Stay Cool Affordably

On hot summer days, when the mercury climbs into the red, a comfortably cool home is wonderfully refreshing.  For some people with illnesses (e.g., a heart condition) or trouble sleeping in the heat, moderating the temperature also becomes essential to health.  The following tips can help you enjoy a comfortable indoor environment without overtaxing your wallet or your local power grid!

A significant amount of solar heat radiates through windows so keep your blinds or curtains closed during the sunniest parts of the day.  If your curtains or blinds are dark, consider installing light-coloured curtains or backings.  When it comes time to replace your windows, consider those treated with a reflective film to block the heat as well as for privacy.  


Another way to block solar heat gain is from the outside.  By some estimates, exterior shading methods are 50 percent more effective than internal devices (curtains, blinds and reflective coatings).  Awnings are a good option as are trees and tall shrubs near windows.  Deciduous trees are ideal for our Canadian climate since they drop their leaves in the autumn, allowing light and heat to enter in the cooler months.

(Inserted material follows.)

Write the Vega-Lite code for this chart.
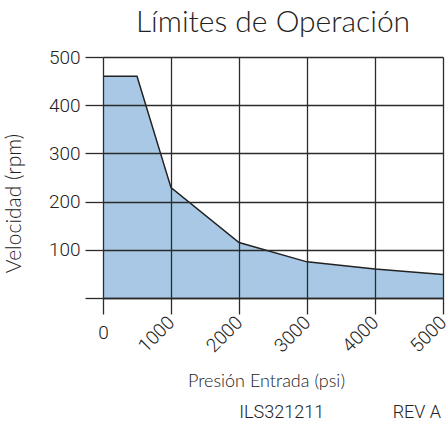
{
  "$schema": "https://vega.github.io/schema/vega-lite/v6.json",
  "width": 340,
  "height": 241,
  "autosize": {"type": "none"},
  "padding": {"left": 103, "top": 57, "right": 5, "bottom": 127},
  "background": "white",
  "title": {"text": "Límites de Operación", "font": "Lato", "fontSize": 30, "fontWeight": 300, "color": "#222222", "anchor": "middle", "offset": 10},
  "config": {"view": {"stroke": null}},
  "resolve": {"axis": {"x": "independent"}},
  "layer": [
    {
      "data": {"values": [
        {"presion": 0, "velocidad": 460},
        {"presion": 500, "velocidad": 460},
        {"presion": 1000, "velocidad": 229},
        {"presion": 2000, "velocidad": 115},
        {"presion": 3000, "velocidad": 75},
        {"presion": 4000, "velocidad": 60},
        {"presion": 5000, "velocidad": 49}
      ]},
      "mark": {"type": "area", "color": "#a9c8e6", "opacity": 1, "line": {"color": "#222222", "strokeWidth": 1.5}},
      "encoding": {
        "x": {
          "field": "presion", "type": "quantitative",
          "scale": {"domain": [0, 5000], "nice": false, "zero": true},
          "axis": {
            "orient": "bottom",
            "values": [1000, 2000, 3000, 4000, 5000],
            "format": "d",
            "grid": true, "gridColor": "#2b2b2b", "gridWidth": 1.3, "gridOpacity": 1,
            "domainColor": "#2b2b2b", "domainWidth": 1.3,
            "ticks": true, "tickColor": "#2b2b2b", "tickWidth": 1.3, "tickSize": 16, "tickOpacity": 1,
            "labelFont": "Roboto", "labelFontSize": 19, "labelFontWeight": 300, "labelColor": "#222222",
            "labelAngle": -45, "labelAlign": "right", "labelBaseline": "middle", "labelPadding": 5, "labelFlush": false, "labelOverlap": false,
            "title": "Presión Entrada (psi)",
            "titleFont": "Lato", "titleFontSize": 18, "titleFontWeight": 300, "titleColor": "#222222",
            "titleX": 163, "titleY": 88, "titleBaseline": "alphabetic", "titleAlign": "center",
            "zindex": 1
          }
        },
        "y": {
          "field": "velocidad", "type": "quantitative",
          "scale": {"domain": [0, 500], "nice": false},
          "axis": {
            "values": [0, 100, 200, 300, 400, 500],
            "labelExpr": "datum.value === 0 ? '' : datum.label",
            "grid": true, "gridColor": "#2b2b2b", "gridWidth": 1.3, "gridOpacity": 1,
            "domainColor": "#2b2b2b", "domainWidth": 1.3,
            "ticks": true, "tickColor": "#2b2b2b", "tickWidth": 1.3, "tickSize": 18, "tickOpacity": 1,
            "labelFont": "Roboto", "labelFontSize": 19, "labelFontWeight": 300, "labelColor": "#222222",
            "labelPadding": 5,
            "title": "Velocidad (rpm)",
            "titleFont": "Lato", "titleFontSize": 21, "titleFontWeight": 300, "titleColor": "#222222",
            "titleX": -89, "titleY": 146, "titleAlign": "center", "titleBaseline": "middle", "titleAngle": -90,
            "zindex": 1
          }
        }
      }
    },
    {
      "data": {"values": [{"t": "ILS321211"}]},
      "mark": {"type": "text", "font": "Roboto", "fontSize": 18, "fontWeight": 300, "color": "#222222", "align": "center", "baseline": "middle"},
      "encoding": {
        "text": {"field": "t"},
        "x": {
          "datum": 2628, "type": "quantitative",
          "axis": {
            "orient": "bottom",
            "values": [0],
            "format": "d",
            "grid": false, "domain": false,
            "ticks": true, "tickColor": "#2b2b2b", "tickWidth": 1.3, "tickSize": 16, "tickOpacity": 1,
            "labelFont": "Roboto", "labelFontSize": 19, "labelFontWeight": 300, "labelColor": "#222222",
            "labelAngle": 0, "labelAlign": "center", "labelBaseline": "top", "labelPadding": 9, "labelFlush": false,
            "title": null,
            "zindex": 1
          }
        },
        "y": {"datum": -239}
      }
    },
    {
      "data": {"values": [{"t": "REV A"}]},
      "mark": {"type": "text", "font": "Roboto", "fontSize": 18, "fontWeight": 300, "color": "#222222", "align": "left", "baseline": "middle"},
      "encoding": {
        "text": {"field": "t"},
        "x": {"datum": 4260, "type": "quantitative", "axis": null},
        "y": {"datum": -239}
      }
    }
  ]
}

On very hot days, air conditioning is usually the largest energy consumer in the home.  These simple measures can ensure that your unit runs at peak efficiency:

  • Shade your air conditioning unit.  When air conditioners are in a sunny location, they must work that much harder at cooling the air.  However you create shade, be sure to allow plenty of airflow since the appliance is releasing hot air from your home as well as its motor.
  • Clean and replace the filter regularly.
  • Program your thermostat to provide the most cooling when you and your family are typically at home.

Did you know that temperatures in the attic of a single family home can reach 60° C (or 140° F)?  Although heat will slowly dissipate through the attic walls, some of it escapes into the living areas, which increases cooling costs.  An electric or solar powered attic fan will pump out much of the hot air and draw in cooler outdoor air.  Choose a product with all metal construction and a quiet, permanently lubricated motor.  Screen the exhaust opening to prevent birds, rodents and other pests from getting into your attic.

It’s easy to flip a switch on your air conditioner and cool your entire home but there are areas that do not need cooling—like your closets!  Close your closet doors and you can save approximately 5 percent on your cooling bill.  Also close vents in unused rooms. 

Although insulation may seem like a topic for the wintertime, in fact, it also plays a key role in the summer.  As your air conditioner cools your home, the difference in temperature and air pressure between the indoors and outdoors will draw in warmer outdoor air.  This warm air will slip through any gaps in windows and doors so check and patch any leaks.  Heat and cold will also transfer through the glass itself.  The best windows are those with two relatively new technologies: low-emissive (low-E) coatings and low-conductivity gas (rather than air) between the glazing layers.  If your windows are more than 15 years old, it is likely time for an upgrade.  Heat transfer will also occur through your walls and attic so have your insulation inspected and replaced, if needed.

Once you have your air conditioner running at peak efficiency and your home is sealed and insulated, there is one more step in reducing your cooling costs: reducing the heat generated from inside your home.  Consider these ideas:

  • Turn off unneeded lights and consider switching to florescent bulbs, which produce very little heat.
  • Hang your laundry on a line in the backyard rather than putting clothes in the dryer. 
  • Use only essential appliances during the day.
  • Run your dishwasher and start your laundry after 7 p.m.
  • Enjoy a barbeque in the great outdoors instead of sweating it out in the kitchen.
  • When possible, use a microwave instead of a conventional oven.
  • Turn off computers, stereos and televisions when you are not using them.
  • Insulate your water heater.
  • Since most appliances continue to draw electricity and generate heat even when not in use, plug multiple appliances (e.g., television, DVD player) into power strips for a convenient way to shut off the power.
  • Clean the coils on the back of your refrigerator.
  • Ceiling and portable fans can be an economical alternative to air conditioning.
Since they make us feel cool by moving away our body heat (rather than lowering the temperature), remember to turn off the fan when you leave a room since the motor will generate unnecessary heat.

Lastly, try setting your air conditioner a few degrees higher to save money and see how it feels.  After all, summer in Canada is fleeting.  When the snowflakes start to fall in four months or so, you will look back fondly on the heat!